====== Data section ======

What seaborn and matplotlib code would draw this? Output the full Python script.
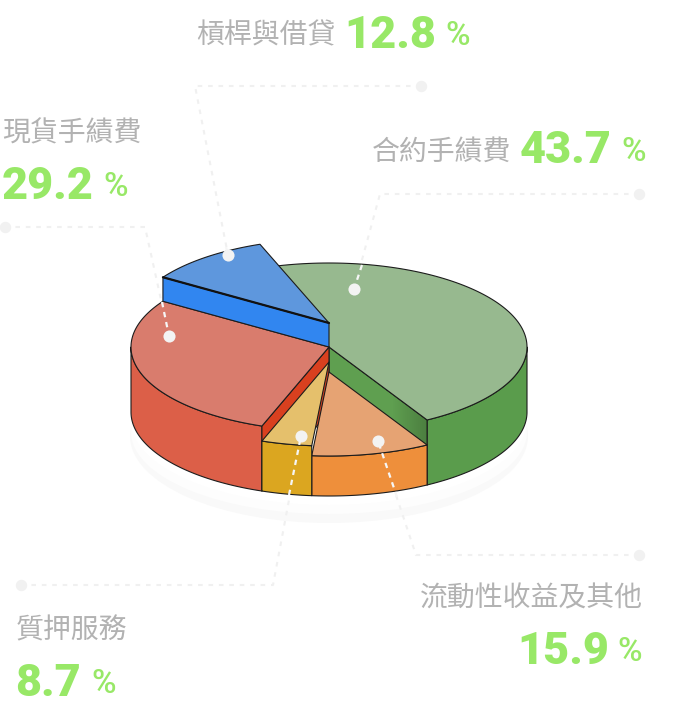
import numpy as np
import pandas as pd
import matplotlib
matplotlib.use("Agg")
import matplotlib.pyplot as plt
import seaborn as sns
from matplotlib.patches import Ellipse, Polygon

# Slice data, clockwise from the blue/green seam at the back of the pie
categories = ['合約手績費', '流動性收益及其他', '質押服務', '現貨手績費', '槓桿與借貸']
shares = [43.7, 15.9, 8.7, 29.2, 12.8]
# the drawing does not follow the printed shares, so sweeps are read off the picture
sweeps = [170.7, 34.7, 14.8, 103.2, 36.6]

top_colors = ['#97b98f', '#e6a373', '#e5c06c', '#d97c6d', '#5e97dd']
wall_colors = ['#5a9c4c', '#ee8f3b', '#dba620', '#dc5f48', '#3186f0']
cut_colors = ['#5f9f50', '#ee8f3b', '#dba620', '#d9401f', '#3186f0']
text_grey = '#b2b2b2'
num_green = '#98e867'

# Pie geometry in pixels
cx, cy = 329, 347
rx, ry = 198, 84
depth = 65
start = 339.6
# how far each top face sits from the main top face (+ is lower)
offsets = [0, 25, 15, 0, -24]

sns.set_theme(style='white')
plt.rcParams['font.family'] = ['Noto Sans CJK TC', 'DejaVu Sans']

fig = plt.figure(figsize=(6.8, 7.15), dpi=100)
ax = fig.add_axes([0, 0, 1, 1])
ax.set_xlim(0, 680)
ax.set_ylim(715, 0)
ax.axis('off')


def rim(t, y0):
    t = np.radians(t)
    return cx + rx * np.sin(t), y0 - ry * np.cos(t)


def arc(t0, t1, y0):
    ts = np.linspace(t0, t1, 120)
    x, y = rim(ts, y0)
    return np.column_stack([x, y])


def face(pts, color, z, lw=0.8):
    patch = Polygon(pts, closed=True, fc=color, ec='#1c1c1c', lw=lw, zorder=z, joinstyle='round')
    ax.add_patch(patch)
    return patch


# Soft shadow below the pie
ax.add_patch(Ellipse((cx, 436), 2 * rx + 2, 2 * 87, fc='#f9f9f9', ec='none', zorder=1))
ax.add_patch(Ellipse((cx, 432), 2 * rx, 2 * 82, fc='#fdfdfd', ec='none', zorder=1.1))
ax.add_patch(Ellipse((cx, 421), 2 * rx, 2 * 84, fc='white', ec='none', zorder=1.2))

# Leader lines: grey part under the pie, white part on top of it
leaders = [
    ([639, 380, 354], [194, 194, 289], [362, 354], [265, 289]),
    ([639, 416, 378], [555, 555, 441], [397, 378], [497, 441]),
    ([21, 273, 301], [585, 585, 436], [289, 301], [495, 436]),
    ([5, 145, 169], [227, 227, 336], [162, 169], [302, 336]),
    ([421, 195, 228], [86, 86, 255], [226, 228], [247, 255]),
]
for i, (lx, ly, wx, wy) in enumerate(leaders):
    grey = pd.DataFrame({'x': lx, 'y': ly})
    sns.lineplot(data=grey, x='x', y='y', sort=False, estimator=None, ax=ax, color='#f0f0f0',
                 lw=1.5, linestyle=(0, (2.2, 2.8)), zorder=2)
    sns.scatterplot(x=lx[:1], y=ly[:1], ax=ax, color='#f1f1f1', s=68, linewidth=0, zorder=2)

# Walk around the pie
edges = np.cumsum([start] + sweeps)
z_order = {0: 3, 3: 4, 4: 7, 1: 5, 2: 6}
for i in range(len(categories)):
    t0, t1 = edges[i], edges[i + 1]
    y_top = cy + offsets[i]
    y_bot = cy + depth
    z = z_order[i]
    # outer wall, only the part that faces us (90 to 270 degrees)
    for shift in (0, 360):
        a0, a1 = max(t0, 90 + shift), min(t1, 270 + shift)
        if a0 < a1:
            up = arc(a0, a1, y_top)
            low = arc(a1, a0, y_bot)
            face(np.vstack([up, low]), wall_colors[i], z)
    # the cut sides that show
    if i == 0:
        p = np.array(rim(t1, y_top))
        wall = face([(cx, y_top), p, (p[0], p[1] + depth), (cx, y_top + depth)], cut_colors[i], z)
        # the green cut side darkens towards its outer end
        shade = np.zeros((2, 64, 4))
        shade[:, :, 3] = np.clip(np.linspace(-1.0, 1.0, 64), 0, 1) * 0.2
        img = ax.imshow(shade, extent=(p[0] - 70, p[0], y_bot + 90, y_top), aspect='auto', zorder=z + 0.01)
        img.set_clip_path(wall)
    if i == 3:
        p = np.array(rim(t0, y_top))
        face([(cx, y_top), p, (p[0], p[1] + depth), (cx, y_top + depth)], cut_colors[i], z)
    if i == 4:
        p = np.array(rim(t0, y_top))
        face([(cx, y_top), p, (p[0], cy + (p[1] - y_top)), (cx, cy)], cut_colors[i], z)
    # top face
    face(np.vstack([[(cx, y_top)], arc(t0, t1, y_top)]), top_colors[i], z + 0.1)
    if i == 4:
        # heavier seam where the raised slice meets its wall
        seam = np.vstack([[rim(t0, y_top)], [(cx, y_top)]])
        ax.plot(seam[:, 0], seam[:, 1], color='#111111', lw=1.6, zorder=z + 0.2)

# White segments and dots over the pie
for lx, ly, wx, wy in leaders:
    white = pd.DataFrame({'x': wx, 'y': wy})
    sns.lineplot(data=white, x='x', y='y', sort=False, estimator=None, ax=ax, color='#f6f6f6',
                 lw=1.6, linestyle=(0, (2.4, 2.2)), zorder=8)
    sns.scatterplot(x=[lx[-1]], y=[ly[-1]], ax=ax, color='#f3f3f3', s=76, linewidth=0, zorder=9)

# Labels: name position, number position, percent position (left edge unless noted)
name_pos = [(372, 160, 'left'), (643, 606, 'right'), (16, 638, 'left'), (2, 141, 'left'), (196, 43, 'left')]
num_pos = [(520, 163), (517, 664), (15, 696), (2, 199), (344, 48)]
pct_pos = [(621, 161), (617, 661), (91, 693), (103, 196), (445, 45)]
for i, name in enumerate(categories):
    nx, ny, ha = name_pos[i]
    ax.text(nx, ny, name, ha=ha, va='baseline', fontsize=20.1, color=text_grey, zorder=10)
    ax.text(num_pos[i][0], num_pos[i][1], f'{shares[i]}', ha='left', va='baseline', fontsize=32.4,
            family='Roboto', weight='black', color=num_green, zorder=10)
    ax.text(pct_pos[i][0], pct_pos[i][1], '%', ha='left', va='baseline', fontsize=24,
            family='Roboto', weight='medium', color=num_green, zorder=10)

ax.set_xlim(0, 680)
ax.set_ylim(715, 0)
ax.set_xlabel('')
ax.set_ylabel('')
fig.savefig('out.png', dpi=100, facecolor='white')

======

Set problem:
With all pictures left out, please transcribe exactly the lines from the start of the material through the line with "from matplotlib.patches import".

Complete output:
What seaborn and matplotlib code would draw this? Output the full Python script.
import numpy as np
import pandas as pd
import matplotlib
matplotlib.use("Agg")
import matplotlib.pyplot as plt
import seaborn as sns
from matplotlib.patches import Ellipse, Polygon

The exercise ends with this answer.